The Lions have talent across the board, but they are very young. As I've already said, they have a number of players in key positions that have been given the "raw" or "great potential" label. They also have a number of players with very little starting experience penciled in as starters.
Those players need leadership and Stafford, being the field general, needs to assume that responsibility. I'm not saying that he needs to morph into Ray Lewis overnight. That kind of transformation would be artificial and no one would respect him for it.
For Stafford, leadership means getting it done on the field.
In other words, he needs to play better. It's true he threw for nearly 5,000 yards last season, but it wasn't pretty. More importantly he wasn't efficient, and he didn't connect with receivers enough when and where it matters most—in the red zone.

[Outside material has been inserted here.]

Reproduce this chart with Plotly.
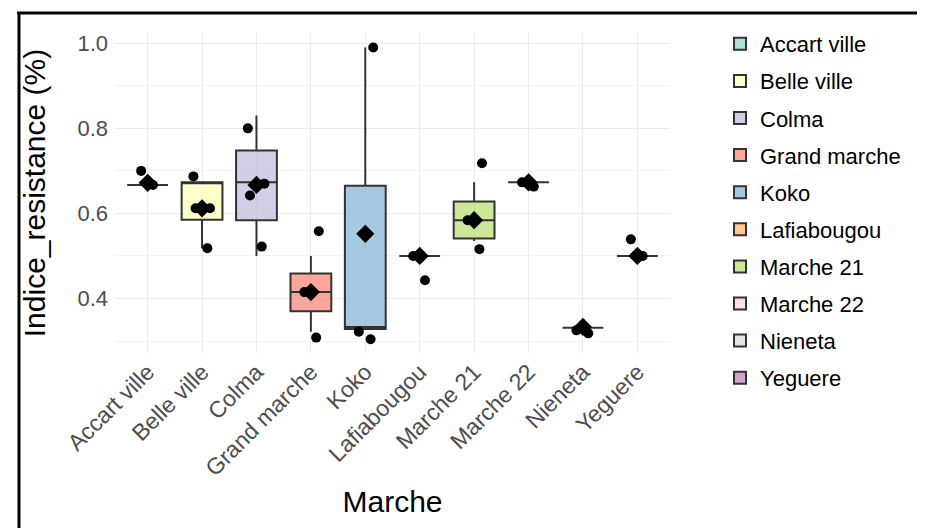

Many "experts"—such as ESPN's Seth Wickersham and Michael David Smith of nbcsports.com—have cited Stafford's mechanics as a reason for his up-and-down play.
Personally, I don't think there's anything wrong with his mechanics. I think he uses creative methods to try and make plays. It's not like he sits back in the pocket and calmly underhands the ball to his receivers. He's often pressured or is running for his life when he attempts off-balance passes.
Regardless, his touchdowns and completion percentage were down in 2012, and he has to do better with his decision-making and command of the offense.
The addition of dual-threat rusher/receiver Reggie Bush will certainly help give Stafford another weapon to target besides Calvin Johnson.
Just as important as his on-field performance is his on-field attitude. As the season wore on last year, Stafford was frequently seen screaming at receivers. While every great quarterback has dressed down a receiver from time to time, there is a time and a place.
He needs to learn that, and act accordingly. He's not free from blame, and there is just as much to gain from him taking accountability when a play goes bad than criticizing receivers on national TV.
Stafford needs to realize that he is not a finished product either. He makes his fair share of mistakes, and no one screams at him to get his act together.
Maybe someone should, but no one will: The Lions just made a gigantic investment in Stafford, one that will keep him around through 2017. So, the team is now officially his.
Still, Stafford should heed the advice of Uncle Ben for success in 2013: "With great power comes great responsibility."